GOAL OF THE EXERCISE: Report only the number of lines in the records that contain the word "this".
=-=-=-=-=
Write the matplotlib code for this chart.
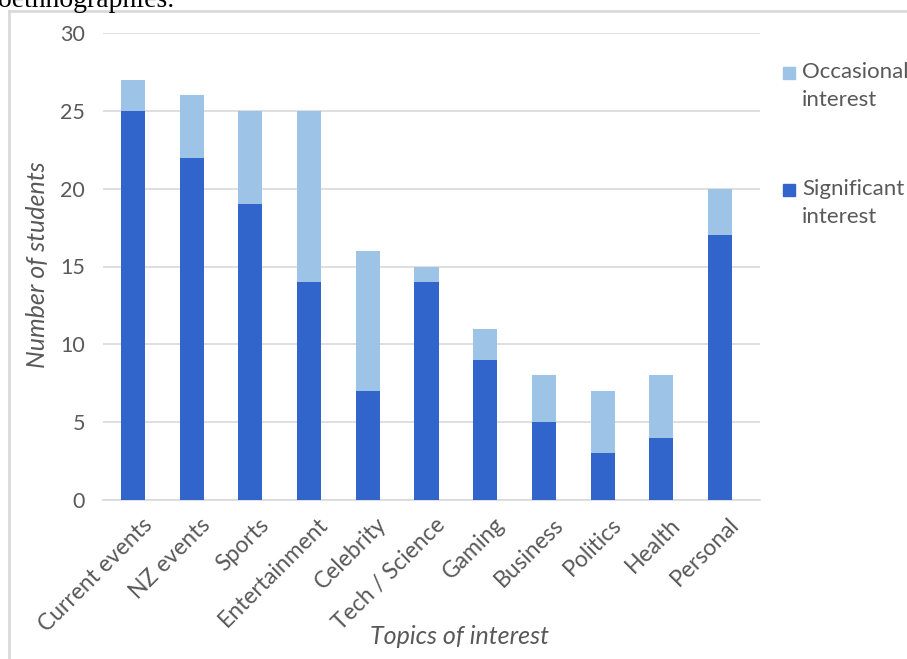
import matplotlib
matplotlib.use("Agg")
import matplotlib.pyplot as plt
from matplotlib.patches import Rectangle
from matplotlib.lines import Line2D
from matplotlib.transforms import ScaledTranslation

topics = ["Current events", "NZ events", "Sports", "Entertainment", "Celebrity",
          "Tech / Science", "Gaming", "Business", "Politics", "Health", "Personal"]
significant = [25, 22, 19, 14, 7, 14, 9, 5, 3, 4, 17]
occasional = [2, 4, 6, 11, 9, 1, 2, 3, 4, 4, 3]

DARK = "#3165CC"
LIGHT = "#9DC3E6"
GRAY = "#595959"

plt.rcParams["font.family"] = ["Lato", "DejaVu Sans"]

W, H = 907, 659
fig = plt.figure(figsize=(W / 100, H / 100), dpi=100)

def fx(px):
    return px / W

def fy(py):
    return 1 - py / H

# frame of the chart object (runs off at right and bottom)
fig.add_artist(Line2D([fx(9), fx(9)], [fy(11), -0.1], color="#D9D9D9", lw=2,
                      transform=fig.transFigure))
fig.add_artist(Line2D([fx(9), 1.1], [fy(11), fy(11)], color="#D9D9D9", lw=2,
                      transform=fig.transFigure))

# line of document text above the chart
fig.text(-0.002, fy(7), "oethnographies.", family="Liberation Serif", fontsize=20,
         ha="left", va="baseline", color="black")

ax = fig.add_axes([fx(103), fy(500), fx(760) - fx(103), fy(33) - fy(500)])
x = list(range(len(topics)))
ax.bar(x, significant, width=0.41, color=DARK, zorder=3)
ax.bar(x, occasional, bottom=significant, width=0.41, color=LIGHT, zorder=3)

ax.set_xlim(-0.51, 10.68)
ax.set_ylim(0, 30)
ax.set_yticks(range(0, 31, 5))
ax.yaxis.grid(True, color="#D9D9D9", lw=1.2, zorder=0)
for s in ["top", "right", "left"]:
    ax.spines[s].set_visible(False)
ax.spines["bottom"].set_color("#D9D9D9")
ax.spines["bottom"].set_linewidth(1.2)
ax.tick_params(length=0, colors=GRAY, labelsize=15.5)
ax.tick_params(axis="y", pad=13)
ax.set_xticks(x)
ax.set_xticklabels(topics, rotation=45, ha="right", rotation_mode="anchor")
ax.tick_params(axis="x", pad=10, labelsize=16.5)
# nudge the slanted labels a little to the right of the bars
shift = ScaledTranslation(6 / 72, 0, fig.dpi_scale_trans)
for lab in ax.get_xticklabels():
    lab.set_transform(lab.get_transform() + shift)

fig.text(fx(460), fy(637), "Topics of interest", style="italic", fontsize=18,
         color=GRAY, ha="center", va="center")
fig.text(fx(38), fy(265), "Number of students", style="italic", fontsize=18,
         color=GRAY, ha="center", va="center", rotation=90)

# legend
for top, label, col in [(63, "Occasional\ninterest", LIGHT),
                        (180, "Significant\ninterest", DARK)]:
    fig.add_artist(Rectangle((fx(783), fy(top + 16)), fx(12), fy(0) - fy(12),
                             color=col, transform=fig.transFigure))
    fig.text(fx(802), fy(top - 1), label, fontsize=16, color=GRAY,
             ha="left", va="top", linespacing=1.5)

fig.savefig("out.png", dpi=100)
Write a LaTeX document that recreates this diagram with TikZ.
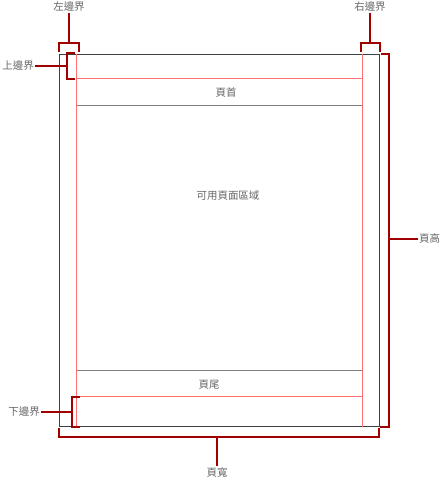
\documentclass[tikz,border=0pt]{standalone}
\usepackage{fontspec}
\newfontfamily\cjk{Noto Sans CJK TC}
\usetikzlibrary{positioning}
\definecolor{bracketred}{HTML}{A00000}
\definecolor{marginred}{HTML}{FF7070}
\definecolor{rulegrey}{HTML}{808080}
\definecolor{pagegrey}{HTML}{404040}
\definecolor{labelgrey}{HTML}{666666}

\begin{document}
\begin{tikzpicture}[x=1bp, y=-1bp,
    lbl/.style={font=\cjk\fontsize{10.5}{12}\selectfont, text=labelgrey, inner sep=1bp},
    bracket/.style={draw=bracketred, line width=2bp},
    margin/.style={draw=marginred, line width=1bp},
    rule/.style={draw=rulegrey, line width=1bp}]
    \useasboundingbox (0,0) rectangle (442,479);
        % Page and margins
        \draw[pagegrey, line width=1bp] (59.5,54.5) rectangle (379.5,426.5);
        \draw[rule] (76.5,105.5) -- (362.5,105.5);
        \draw[rule] (76.5,370.5) -- (362.5,370.5);
        \draw[margin] (76.5,54.5) -- (76.5,426.5);
        \draw[margin] (362.5,54.5) -- (362.5,426.5);
        \draw[margin] (76.5,78.5) -- (362.5,78.5);
        \draw[margin] (76.5,396.5) -- (362.5,396.5);
        
        % Page areas
        \node (header) [lbl] at (226,93) {頁首};
        \node (body) [lbl] at (228,196) {可用頁面區域};
        \node (footer) [lbl] at (209,385) {頁尾};
        
        % Brackets
        \draw[bracket] (59,52) -- (59,43) -- (79,43) -- (79,52);
        \coordinate (lm) at (69,43);
        \draw[bracket] (361,52) -- (361,43) -- (380,43) -- (380,52);
        \coordinate (rm) at (370,43);
        \draw[bracket] (75,53) -- (67,53) -- (67,79) -- (75,79);
        \coordinate (tm) at (67,66);
        \draw[bracket] (80,397) -- (72,397) -- (72,427) -- (80,427);
        \coordinate (bm) at (72,412);
        \draw[bracket] (381,54) -- (389,54) -- (389,427) -- (380,427);
        \coordinate (ph) at (389,239);
        \draw[bracket] (59,428) -- (59,437) -- (379,437) -- (379,428);
        \coordinate (pw) at (217,437);
        
        % Labels
        \node (lmlabel) [lbl] at (69,7) {左邊界};
        \node (rmlabel) [lbl] at (370,7) {右邊界};
        \node (tmlabel) [lbl, anchor=east] at (35,66) {上邊界};
        \node (bmlabel) [lbl, anchor=east] at (41,412) {下邊界};
        \node (phlabel) [lbl, anchor=west] at (418,239) {頁高};
        \node (pwlabel) [lbl] at (217,472) {頁寬};
        
        % Draw stems
        \draw[bracket] (lmlabel.south) -- (lm);
        \draw[bracket] (rmlabel.south) -- (rm);
        \draw[bracket] (tmlabel.east) -- (tm);
        \draw[bracket] (bmlabel.east) -- (bm);
        \draw[bracket] (phlabel.west) -- (ph);
        \draw[bracket] (pwlabel.north) -- (pw);
        
    \end{tikzpicture}
\end{document}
=-=-=-=-=
THE OUTPUT: 2